Limitations of the Report
Despite taking the most comprehensive look so far at demographic effects in facial recognition performance, the NIST report does have limitations and raises some unanswered questions. Most significantly, it is not clear whether ethnicity was fully isolated from other demographics or capture conditions in many instances. For example, false match rates for Somalia are very significant outliers that are not fully explained. These error rates are far higher for Somalians than neighboring countries in nearly every algorithm tested. One of the most accurate verification algorithms overall had a false match rate of about 1 percent for Somalia, while for neighboring Ethiopia – which has a closely related ethnic majority – it was just 0.07 percent, more than 14 times lower. This dramatic difference would suggest that the impact of ethnicity was not isolated and that other differences, in capture conditions, data labeling errors, etc. between country data exist.
Implications for the Security Industry
Applied to security solutions developed by our industry, biometric technologies like facial recognition increase the effectiveness of safety and security measures that protect people from harm. Any significant bias in technology performance makes it harder to achieve this goal.
We understand that there are legitimate concerns that use of facial recognition technology might negatively impact women and minorities. Industry is striving to provide technology that is as effective and accurate as possible across all types of uses, deployment settings and demographic characteristics in order to fully address these concerns.

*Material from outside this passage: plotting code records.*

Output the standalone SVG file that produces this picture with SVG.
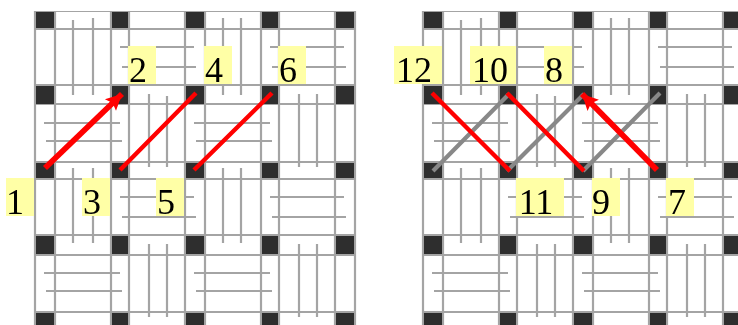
<svg xmlns="http://www.w3.org/2000/svg" width="738" height="325" viewBox="0 0 738 325">
<style>
.g{fill:none;stroke:#a4a4a4;stroke-width:2.2}
.s{fill:#2e2e2e}
.lb{fill:#ffffa6}
.t{font-family:"Liberation Serif","Times New Roman",serif;font-size:36px;fill:#000;text-anchor:middle}
.r{fill:none;stroke:#f00;stroke-width:4.4}
.rt{fill:none;stroke:#f00;stroke-width:5.8;marker-end:url(#ah)}
.y{fill:none;stroke:#888;stroke-width:4.2}
</style>
<defs>
<marker id="ah" markerUnits="userSpaceOnUse" markerWidth="20" markerHeight="20" viewBox="0 0 20 20" refX="18" refY="10" orient="auto">
<path d="M18 10L2 2L5 10L2 18Z" fill="#f00"/>
</marker>
<filter id="soft" x="0" y="0" width="100%" height="100%"><feGaussianBlur stdDeviation="0.55"/></filter>
<g id="grid">
<path class="g" d="M35 11V325M55 11V325M111 11V325M129 11V325M185 11V325M205 11V325M261 11V325M279 11V325M335 11V325M355 11V325M35 11H355M35 29H355M35 85H355M35 104H355M35 162H355M35 179H355M35 235H355M35 255H355M35 312H355"/>
<path class="g" d="M73 20V95M93 18V95M223 18V95M241 18V95M149 94V167M167 96V167M299 94V167M317 94V167M73 168V243M93 168V243M223 168V243M241 168V243M149 244V317M167 244V317M299 244V317M317 244V317"/>
<path class="g" d="M120 47H194M122 67H196M270 47H344M272 67H346M44 123H120M46 141H122M194 123H270M196 141H272M120 197H194M122 217H196M270 197H344M272 217H346M44 273H120M46 291H122M194 273H270M196 291H272"/>
<path class="s" d="M36 12H54V28H36ZM112 12H128V28H112ZM186 12H204V28H186ZM262 12H278V28H262ZM336 12H354V28H336ZM36 86H54V104H36ZM112 86H128V104H112ZM186 86H204V104H186ZM262 86H278V104H262ZM336 86H354V104H336ZM36 163H54V178H36ZM112 163H128V178H112ZM186 163H204V178H186ZM262 163H278V178H262ZM336 163H354V178H336ZM36 236H54V254H36ZM112 236H128V254H112ZM186 236H204V254H186ZM262 236H278V254H262ZM336 236H354V254H336ZM36 313H54V325H36ZM112 313H128V325H112ZM186 313H204V325H186ZM262 313H278V325H262ZM336 313H354V325H336Z"/>
</g>
</defs>
<g filter="url(#soft)">
<g id="grids">
<use href="#grid"/>
<use href="#grid" x="388"/>
</g>
<g id="connectors">
<path class="y" d="M433 171L509 94M507 171L584 94M583 171L660 93"/>
<path class="r" d="M120 170L196 93M194 170L272 93M432 93L510 171M507 93L584 171"/>
<path class="rt" d="M45 168L122 94"/>
<path class="rt" d="M657 170L582 94"/>
</g>
<g id="n1"><rect class="lb" x="6" y="178" width="28" height="38"/><text class="t" x="15" y="214">1</text></g>
<g id="n2"><rect class="lb" x="128" y="46" width="28" height="38"/><text class="t" x="138" y="82">2</text></g>
<g id="n3"><rect class="lb" x="82" y="178" width="28" height="38"/><text class="t" x="92" y="214">3</text></g>
<g id="n4"><rect class="lb" x="204" y="46" width="28" height="38"/><text class="t" x="214" y="82">4</text></g>
<g id="n5"><rect class="lb" x="156" y="178" width="28" height="38"/><text class="t" x="166" y="214">5</text></g>
<g id="n6"><rect class="lb" x="278" y="46" width="28" height="38"/><text class="t" x="288" y="82">6</text></g>
<g id="n7"><rect class="lb" x="666" y="178" width="28" height="38"/><text class="t" x="677" y="214">7</text></g>
<g id="n8"><rect class="lb" x="544" y="46" width="28" height="38"/><text class="t" x="554" y="82">8</text></g>
<g id="n9"><rect class="lb" x="592" y="178" width="28" height="38"/><text class="t" x="601" y="214">9</text></g>
<g id="n10"><rect class="lb" x="470" y="46" width="46" height="38"/><text class="t" x="490" y="82">10</text></g>
<g id="n11"><rect class="lb" x="516" y="178" width="48" height="38"/><text class="t" x="536" y="214">11</text></g>
<g id="n12"><rect class="lb" x="394" y="46" width="48" height="38"/><text class="t" x="414" y="82">12</text></g>
</g>
</svg>
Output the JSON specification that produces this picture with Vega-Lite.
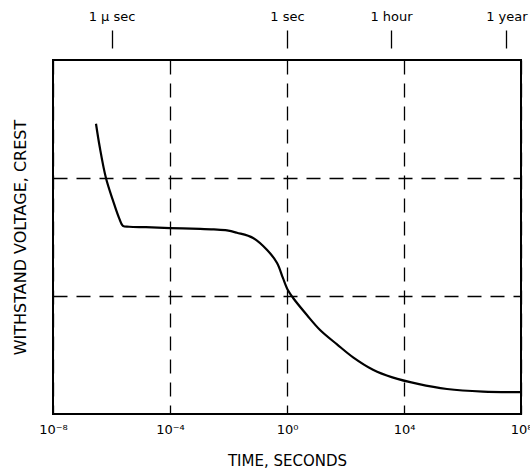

Both developers and end users have a responsibility to minimize any negative effects that could result when the technology does not perform as intended though proper design, configuration, policies and procedures. We strongly believe that facial recognition makes our country safer and brings value to our everyday lives when used effectively and responsibly. No technology product should ever be used for purposes that are unlawful, unethical or discriminatory.